We are asked to determine termination of the following first-order TRS.

  f : [o * o] --> o 
  g : [o * o] --> o 

  f(g(X, Y), f(Y, Y)) => f(g(Y, X), Y) 

We use rule removal, following [Kop12, Theorem 2.23].

This gives the following requirements (possibly using Theorems 2.25 and 2.26 in [Kop12]):

  f(g(X, Y), f(Y, Y)) >? f(g(Y, X), Y) 

We orient these requirements with a polynomial interpretation in the natural numbers.

The following interpretation satisfies the requirements:

  f = \y0y1.1 + 2y1 + 3y0 
  g = \y0y1.2y1 + 3y0 

Using this interpretation, the requirements translate to:

  [[f(g(_x0, _x1), f(_x1, _x1))]] = 3 + 9x0 + 16x1 > 1 + 6x0 + 11x1 = [[f(g(_x1, _x0), _x1)]] 

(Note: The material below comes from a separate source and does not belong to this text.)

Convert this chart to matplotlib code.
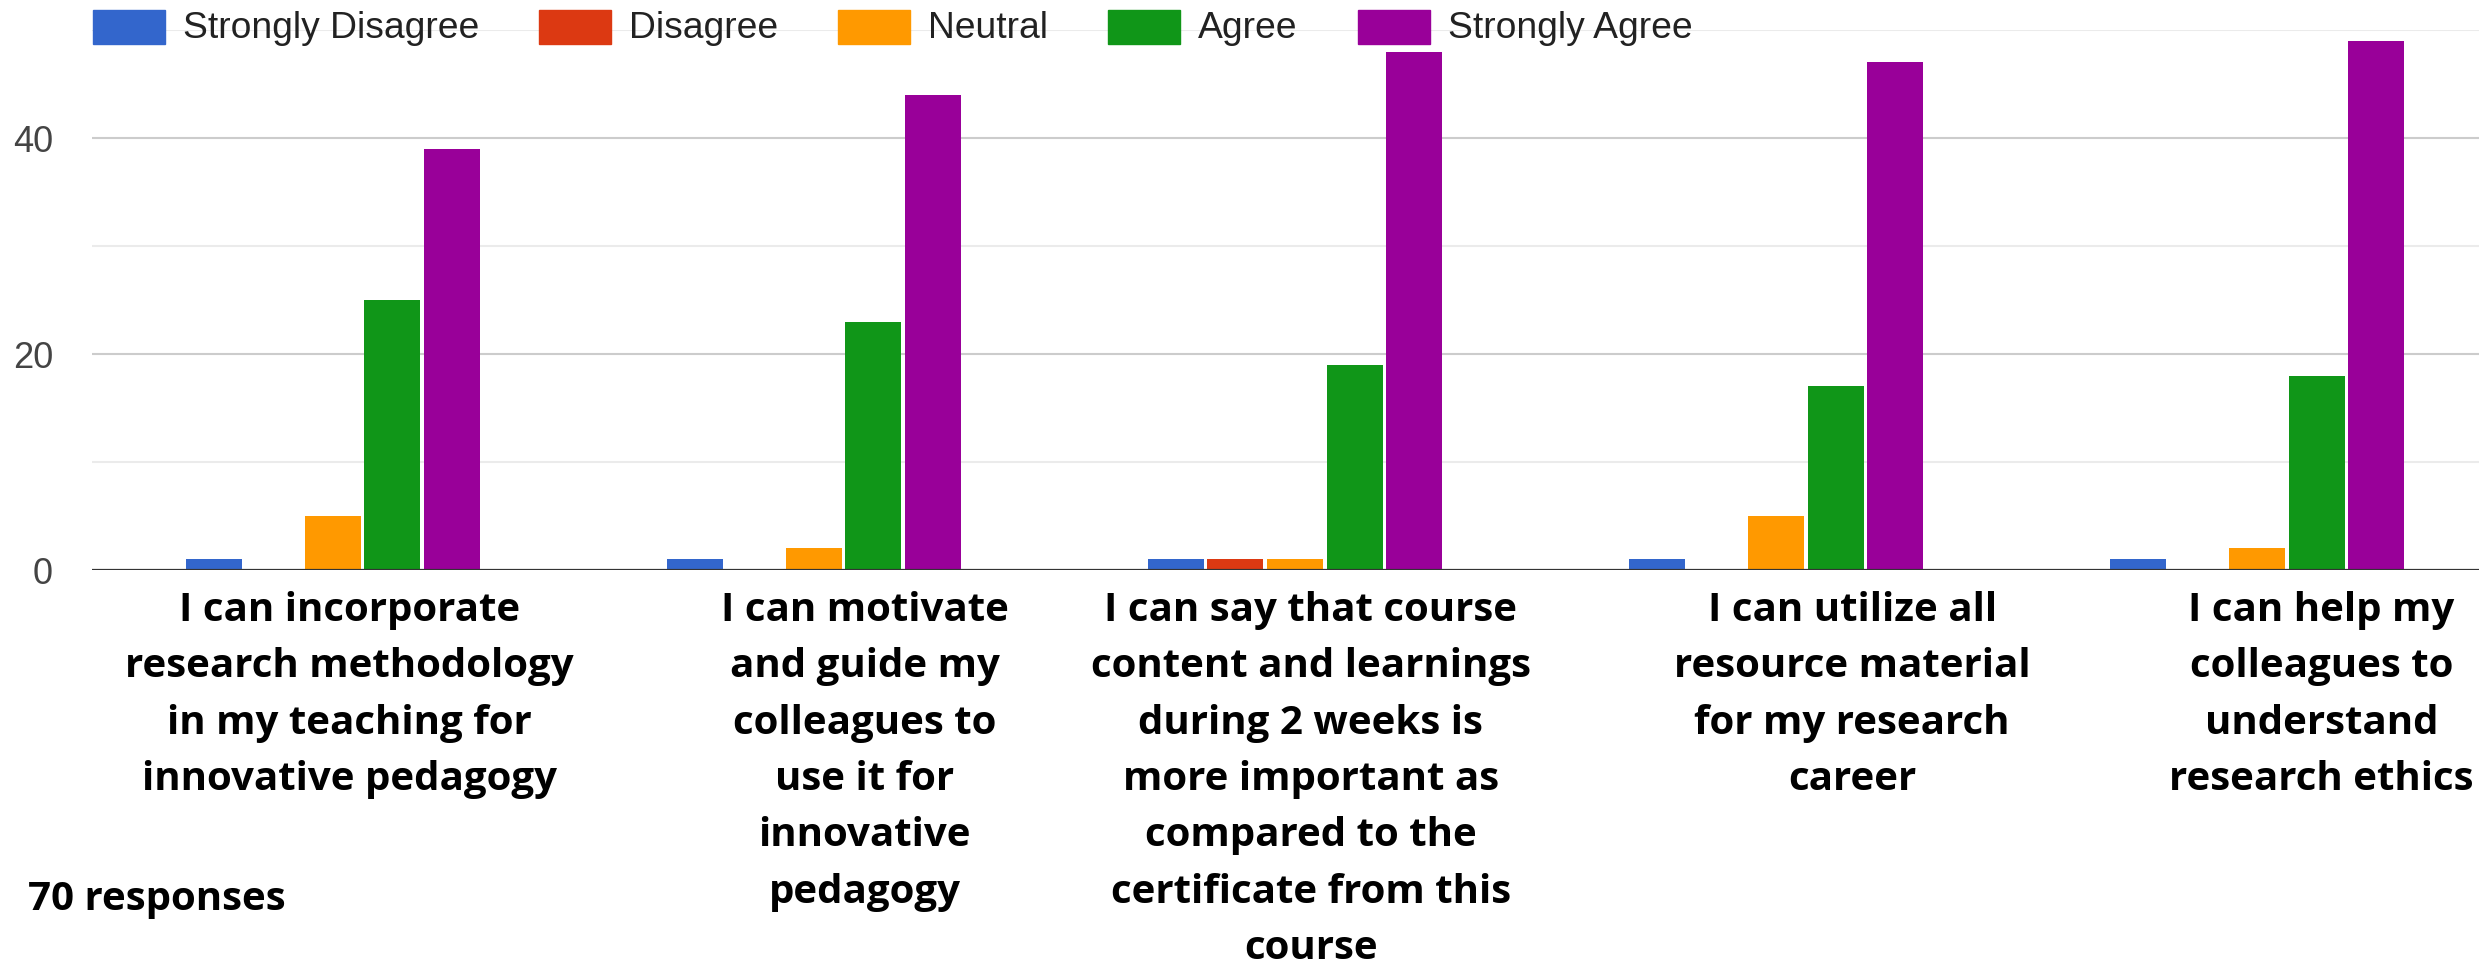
""" Survey response bar chart """
import numpy as np
import matplotlib
matplotlib.use("Agg")
import matplotlib.pyplot as plt
from matplotlib.patches import Rectangle

series = ["Strongly Disagree", "Disagree", "Neutral", "Agree", "Strongly Agree"]
colors = ["#3366cc", "#dc3912", "#ff9900", "#109618", "#990099"]

questions = [
    "I can incorporate\nresearch methodology\nin my teaching for\ninnovative pedagogy",
    "I can motivate\nand guide my\ncolleagues to\nuse it for\ninnovative\npedagogy",
    "I can say that course\ncontent and learnings\nduring 2 weeks is\nmore important as\ncompared to the\ncertificate from this\ncourse",
    "I can utilize all\nresource material\nfor my research\ncareer",
    "I can help my\ncolleagues to\nunderstand\nresearch ethics",
]

strongly_disagree = [1, 1, 1, 1, 1]
disagree = [0, 0, 1, 0, 0]
neutral = [5, 2, 1, 5, 2]
agree = [25, 23, 19, 17, 18]
strongly_agree = [39, 44, 48, 47, 49]

responses_note = "70 responses"

# label centres are a bit right of the bar groups in the original
label_shift = [0.035, 0.106, 0.033, 0.158, 0.133]

W, H = 2479, 971
fig = plt.figure(figsize=(W / 100, H / 100), dpi=100)
ax = fig.add_axes([92 / W, (H - 570) / H, (2498 - 92) / W, 540 / H])

values = [strongly_disagree, disagree, neutral, agree, strongly_agree]
x = np.arange(len(questions))
step = 0.1237
width = 0.1164
for i, (vals, color) in enumerate(zip(values, colors)):
    ax.bar(x + (i - 2) * step, vals, width, color=color, zorder=2)

ax.set_xlim(-0.5, 4.5)
ax.set_ylim(0, 50)
ax.set_yticks([0, 20, 40])
ax.set_yticks([10, 30, 50], minor=True)
ax.grid(axis="y", which="major", color="#cccccc", linewidth=1.5, zorder=0)
ax.grid(axis="y", which="minor", color="#ebebeb", linewidth=1.5, zorder=0)
ax.axhline(0, color="#333333", linewidth=2.3, zorder=3)
for s in ax.spines.values():
    s.set_visible(False)
ax.tick_params(axis="y", which="both", length=0, pad=28, labelsize=26,
               labelcolor="#444444")
for lbl in ax.get_yticklabels():
    lbl.set_fontfamily("Liberation Sans")

ax.set_xticks(x + np.array(label_shift))
ax.set_xticklabels(questions, fontfamily="Open Sans", fontweight="bold",
                   fontsize=29, linespacing=1.58, color="black")
ax.tick_params(axis="x", length=0, pad=15)

# legend drawn by hand along the top gridline
renderer = fig.canvas.get_renderer()
lx = 93
for name, color in zip(series, colors):
    fig.patches.append(Rectangle((lx / W, 1 - 44 / H), 72 / W, 34 / H,
                                 transform=fig.transFigure, color=color, zorder=3))
    t = fig.text((lx + 90) / W, 1 - 28 / H, name, va="center", ha="left",
                 fontsize=26.8, fontfamily="Liberation Sans", color="#222222")
    w = t.get_window_extent(renderer).width
    lx = lx + 90 + w + 60

fig.text(28 / W, 1 - 910 / H, responses_note, va="baseline", ha="left",
         fontsize=29, fontfamily="Open Sans", fontweight="bold", color="black")

fig.savefig("out.png", dpi=100)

We can thus remove the following rules:

  f(g(X, Y), f(Y, Y)) => f(g(Y, X), Y) 

All rules were succesfully removed.  Thus, termination of the original system has been reduced to termination of the beta-rule, which is well-known to hold.


+++ Citations +++

[Kop12]  C. Kop.  Higher Order Termination.  PhD Thesis, 2012.